§ **Dataset extract**

►

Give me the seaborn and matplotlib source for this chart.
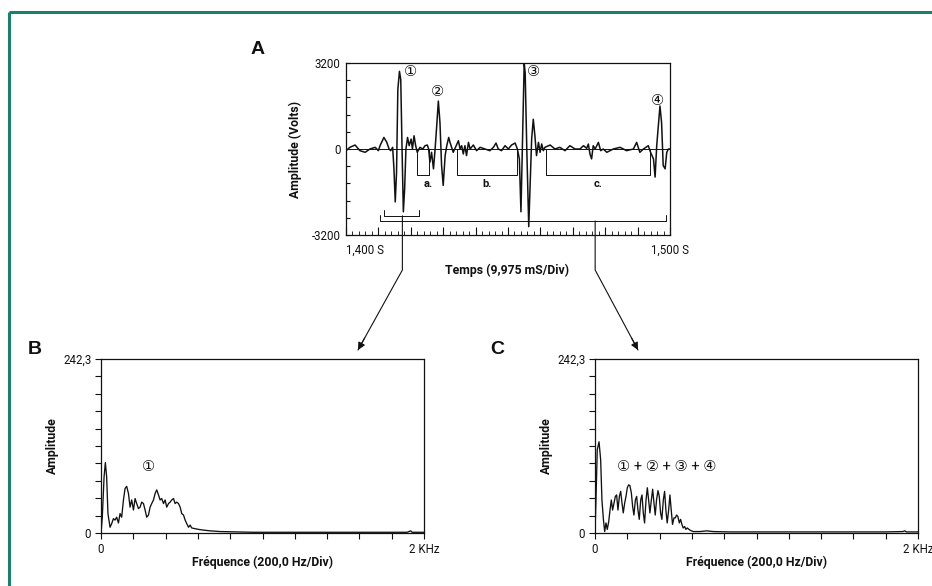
import numpy as np
import pandas as pd
import matplotlib
matplotlib.use("Agg")
import matplotlib.pyplot as plt
import seaborn as sns
from matplotlib.lines import Line2D
from matplotlib import font_manager
from matplotlib.patches import FancyArrowPatch

# ---------------- data ----------------
# Panel A : waveform, time in ms after 1,400 S, amplitude in volts
wave_t = [0, 1.2, 2.8, 4.3, 5.9, 7.4, 9.0, 10.0, 10.5, 11.7, 12.6, 13.3, 13.8, 14.4,
          14.8, 15.2, 15.6, 16.0, 16.5, 16.9, 17.3, 17.7, 18.1, 18.5, 19.0, 19.5,
          20.1, 20.5, 21.0, 21.5, 22.0, 22.8, 23.7, 24.4, 25.1, 25.5, 25.9, 26.4,
          27.0, 27.5, 28.0, 28.5, 29.0, 29.5, 30.0, 30.6, 31.1, 31.7, 32.1, 33.1,
          34.0, 34.7, 35.2, 35.7, 36.2, 36.7, 37.2, 37.8, 38.3, 39.3, 40.3, 41.4,
          42.9, 44.4, 45.5, 46.3, 47.0, 48.0, 49.1, 50.1, 51.1, 52.2, 52.9, 53.5,
          54.0, 54.5, 55.0, 55.3, 55.8, 56.4, 56.8, 57.3, 57.8, 58.3, 58.8, 59.4,
          59.9, 60.4, 60.9, 61.4, 63.0, 64.5, 66.0, 67.6, 69.1, 70.7, 72.2, 73.3,
          74.3, 74.8, 75.3, 75.8, 76.3, 76.9, 77.9, 78.6, 79.4, 80.5, 82.5, 84.6,
          86.6, 88.7, 89.7, 90.7, 91.8, 93.3, 94.0, 94.9, 95.4, 95.9, 96.4, 96.9,
          97.4, 97.9, 98.5, 99.0, 99.5, 100.0]
wave_v = [-62, 62, 148, -62, -123, 0, 62, -62, 123, 430, 246, 0, -62, 62,
          -738, -1968, -861, 2214, 2890, 2583, 0, -2337, -1476, 0, 430, 123,
          369, 0, 492, 123, -123, 62, 0, 123, 148, 0, -492, -123,
          -738, 0, 861, 1784, 984, -615, -1353, -246, 123, 430, 246, -123,
          123, 308, 0, 123, -185, 123, -246, 246, 0, 148, -62, 62,
          0, -62, 62, 221, 0, -62, 123, 0, 148, 221, 0, -369,
          -2337, 369, 3200, 2829, 0, -2890, -1476, 369, 1107, 492, -246, 246,
          -123, 185, -62, 62, 148, 0, 62, -62, 123, 0, 0, 123,
          25, 185, -185, -369, 123, 0, 246, -62, 0, -123, 0, 62,
          -62, 0, 246, -123, 0, 123, -123, -369, -1045, 123, 861, 1599,
          984, -615, -738, -123, 0, 0]

# Panel B : spectrum of pulse 1 (Hz, amplitude)
specB_f = [0, 8, 19, 27, 35, 43, 56, 66, 77, 87, 97, 108, 118, 128, 139, 149, 159,
           170, 180, 190, 201, 211, 221, 232, 242, 252, 263, 273, 283, 294, 304,
           314, 325, 335, 345, 356, 366, 376, 387, 397, 407, 418, 428, 438, 449,
           459, 469, 480, 490, 500, 511, 521, 531, 542, 552, 562, 583, 604, 635,
           676, 738, 842, 945, 1100, 1300, 1500, 1700, 1896, 1917, 1927, 2000]
specB_a = [0, 22, 78, 98, 78, 27, 8, 13, 20, 18, 22, 14, 27, 22, 46, 62, 65,
           55, 36, 46, 32, 48, 41, 34, 36, 43, 41, 32, 22, 25, 36,
           41, 46, 55, 60, 53, 46, 48, 41, 46, 36, 41, 43, 46, 48,
           41, 43, 41, 36, 27, 25, 18, 13, 8, 11, 7, 6, 5, 4,
           3, 2, 1.5, 1, 1, 1, 1, 1, 1, 3, 1, 1]

# Panel C : spectrum of pulses 1+2+3+4 (Hz, amplitude)
specC_f = [0, 6, 14, 25, 35, 43, 52, 60, 68, 76, 85, 93, 101, 109, 118, 126, 134,
           142, 151, 159, 167, 175, 184, 192, 200, 208, 216, 225, 233, 241, 250,
           258, 266, 274, 283, 291, 299, 307, 316, 324, 332, 340, 349, 357, 365,
           373, 381, 390, 398, 406, 414, 423, 431, 439, 447, 456, 464, 472, 480,
           489, 497, 505, 513, 522, 530, 538, 546, 555, 563, 571, 588, 608, 650,
           691, 732, 835, 1000, 1200, 1400, 1600, 1800, 1907, 1918, 1928, 2000]
specC_a = [0, 46, 116, 127, 102, 46, 19, 2, 14, 5, 16, 32, 46, 32, 42, 51, 53,
           32, 51, 58, 42, 28, 42, 51, 63, 67, 66, 56, 37, 25, 46,
           51, 32, 19, 46, 53, 28, 14, 46, 63, 46, 28, 46, 61, 42,
           25, 46, 59, 51, 28, 19, 46, 58, 32, 14, 32, 53, 32, 12,
           21, 21, 25, 23, 14, 19, 12, 7, 9, 5, 7, 4, 2, 2,
           3, 2, 1.5, 1.5, 1.5, 1.5, 1.5, 1.5, 2, 3, 1.5, 1.5]

# annotation brackets on panel A (time ms, level V)
brackets_abc = [("a.", 21.8, 25.7), ("b.", 34.2, 52.7), ("c.", 61.7, 93.8)]
bracket_level = -960
pulse1_window = (11.7, 22.6, -2485, 17.4)   # start, end, level, connector time
full_window = (10.5, 98.8, -2680, 76.9)
pulse_labels = [("①", 19.8, 2900), ("②", 28.2, 2150), ("③", 58.0, 2900), ("④", 96.0, 1800)]

# ---------------- style ----------------
sns.set_theme(style="white")
names = {f.name for f in font_manager.fontManager.ttflist}
if "Liberation Sans Narrow" in names:
    MAIN = ["Liberation Sans Narrow", "DejaVu Sans"]
    LBL = 9.5
else:
    MAIN = ["Roboto", "DejaVu Sans"]
    LBL = 8.8
plt.rcParams["font.family"] = MAIN
plt.rcParams["axes.linewidth"] = 0.9
CIRC = ["DejaVu Sans", "Noto Sans CJK SC"]
CIRC_SUM = ["Roboto", "DejaVu Sans", "Noto Sans CJK SC"]
INK = "#111111"

W, H = 932, 586
fig = plt.figure(figsize=(W / 100, H / 100), dpi=100)
fig.patch.set_facecolor("white")

def px_axes(x0, y0, x1, y1):
    return fig.add_axes([x0 / W, 1 - y1 / H, (x1 - x0) / W, (y1 - y0) / H])

axA = px_axes(346, 63, 670, 235)
axB = px_axes(101, 359, 424, 533)
axC = px_axes(595, 359, 918, 533)

for ax in (axA, axB, axC):
    ax.set_facecolor("white")
    for s in ax.spines.values():
        s.set_color(INK)
        s.set_linewidth(0.9)
        s.set_visible(True)

# ---------------- panel A ----------------
dfA = pd.DataFrame({"t": wave_t, "v": wave_v})
sns.lineplot(data=dfA, x="t", y="v", ax=axA, color=INK, lw=1.1, estimator=None, sort=False)
axA.axhline(0, color=INK, lw=0.7, zorder=1)
axA.set_xlim(0, 100)
axA.set_ylim(-3200, 3200)
axA.set_xlabel("Temps (9,975 mS/Div)", fontsize=LBL, fontweight="bold", color=INK, va="center")
axA.set_ylabel("Amplitude (Volts)", fontsize=LBL, fontweight="bold", color=INK, va="center")
axA.xaxis.set_label_coords(0.497, -0.203)
axA.yaxis.set_label_coords(-0.157, 0.5)
axA.set_xticks(np.arange(0, 101, 10))
axA.set_xticks(np.arange(0, 101, 2), minor=True)
axA.set_xticklabels(["1,400 S"] + [""] * 9 + ["1,500 S"])
axA.get_xticklabels()[0].set_ha("left")
axA.set_yticks([-3200, 0, 3200])
axA.set_yticklabels(["-3200", "0", "3200"])
axA.set_yticks(np.arange(-3200, 3201, 640), minor=True)
axA.tick_params(axis="x", which="major", direction="in", length=6, width=0.8, pad=6,
                labelsize=8.3, colors=INK, bottom=True)
axA.tick_params(axis="x", which="minor", direction="in", length=3, width=0.7, bottom=True)
axA.tick_params(axis="y", which="both", direction="in", length=3, width=0.8, pad=4,
                labelsize=8.3, colors=INK, left=True)

for lab, t0, t1 in brackets_abc:
    axA.plot([t0, t0, t1, t1], [0, bracket_level, bracket_level, 0], color=INK, lw=0.7)
    axA.text((t0 + t1) / 2 + (1.5 if lab == "a." else 0), bracket_level - 150, lab,
             ha="center", va="top", fontsize=8, fontweight="bold", color=INK)
for (t0, t1, lvl, _) in (pulse1_window, full_window):
    axA.plot([t0, t0, t1, t1], [lvl + 220, lvl, lvl, lvl + 220], color=INK, lw=0.7)

for lab, t, v in pulse_labels:
    axA.text(t, v, lab, ha="center", va="center", fontsize=10.5, family=CIRC, color=INK)

# ---------------- panels B and C ----------------
def spectrum(ax, f, a, label_f, label_a, txt, fam):
    df = pd.DataFrame({"f": f, "a": a})
    sns.lineplot(data=df, x="f", y="a", ax=ax, color=INK, lw=0.95, estimator=None, sort=False)
    ax.set_xlim(0, 2000)
    ax.set_ylim(0, 242.3)
    ax.set_xlabel("Fréquence (200,0 Hz/Div)", fontsize=LBL, fontweight="bold", color=INK, va="center")
    ax.set_ylabel("Amplitude", fontsize=LBL, fontweight="bold", color=INK, va="center")
    ax.xaxis.set_label_coords(0.5, -0.167)
    ax.yaxis.set_label_coords(-0.151, 0.5)
    ax.set_xticks([0, 2000])
    ax.set_xticklabels(["0", "2 KHz"])
    ax.set_xticks(np.arange(0, 2001, 200), minor=True)
    ax.set_yticks([0, 242.3])
    ax.set_yticklabels(["0", "242,3"])
    ax.set_yticks(np.linspace(0, 242.3, 11), minor=True)
    ax.tick_params(axis="both", which="both", direction="out", length=4, width=0.8,
                   pad=3, labelsize=8.3, colors=INK, bottom=True, left=True)
    ax.text(label_f, label_a, txt, ha="center", va="center", fontsize=10.5, family=fam, color=INK)

spectrum(axB, specB_f, specB_a, 291, 92, "①", CIRC)
spectrum(axC, specC_f, specC_a, 446, 92, "① + ② + ③ + ④", CIRC_SUM)

# ---------------- panel letters ----------------
for txt, x, y in [("A", 258, 50), ("B", 35, 349), ("C", 497, 349)]:
    fig.text(x / W, 1 - y / H, txt, fontsize=14, fontweight="bold",
             family=["Liberation Sans", "DejaVu Sans"],
             ha="center", va="center", color=INK)

# ---------------- connectors with arrows ----------------
fig.canvas.draw()
for win, tip in [(pulse1_window, (358, 350)), (full_window, (638, 350))]:
    x0, y0 = axA.transData.transform((win[3], win[2]))
    yk = H - 270
    tx, ty = tip[0], H - tip[1]
    fig.add_artist(Line2D([x0, x0, tx], [y0, yk, ty], transform=None, color=INK, lw=0.8))
    fig.patches.append(FancyArrowPatch(
        (x0 + (tx - x0) * 0.85, yk + (ty - yk) * 0.85), (tx, ty),
        transform=None, arrowstyle="-|>", mutation_scale=11, color=INK, lw=0.8,
        shrinkA=0, shrinkB=0, figure=fig))

# ---------------- green frame ----------------
GREEN = "#1a7f6b"
fig.add_artist(Line2D([9 / W, 1.0], [1 - 12 / H, 1 - 12 / H], transform=fig.transFigure,
                      color=GREEN, lw=2.2, solid_capstyle="butt"))
fig.add_artist(Line2D([9 / W, 9 / W], [1 - 12 / H, 0.0], transform=fig.transFigure,
                      color=GREEN, lw=2.2, solid_capstyle="butt"))

fig.savefig("out.png", dpi=100, facecolor="white")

◄

Leave out the pictures and repeat the lines from the start of the material through the line with "from matplotlib.patches import", inclusive.

§ **Result of the exercise**
Give me the seaborn and matplotlib source for this chart.
import numpy as np
import pandas as pd
import matplotlib
matplotlib.use("Agg")
import matplotlib.pyplot as plt
import seaborn as sns
from matplotlib.lines import Line2D
from matplotlib import font_manager
from matplotlib.patches import FancyArrowPatch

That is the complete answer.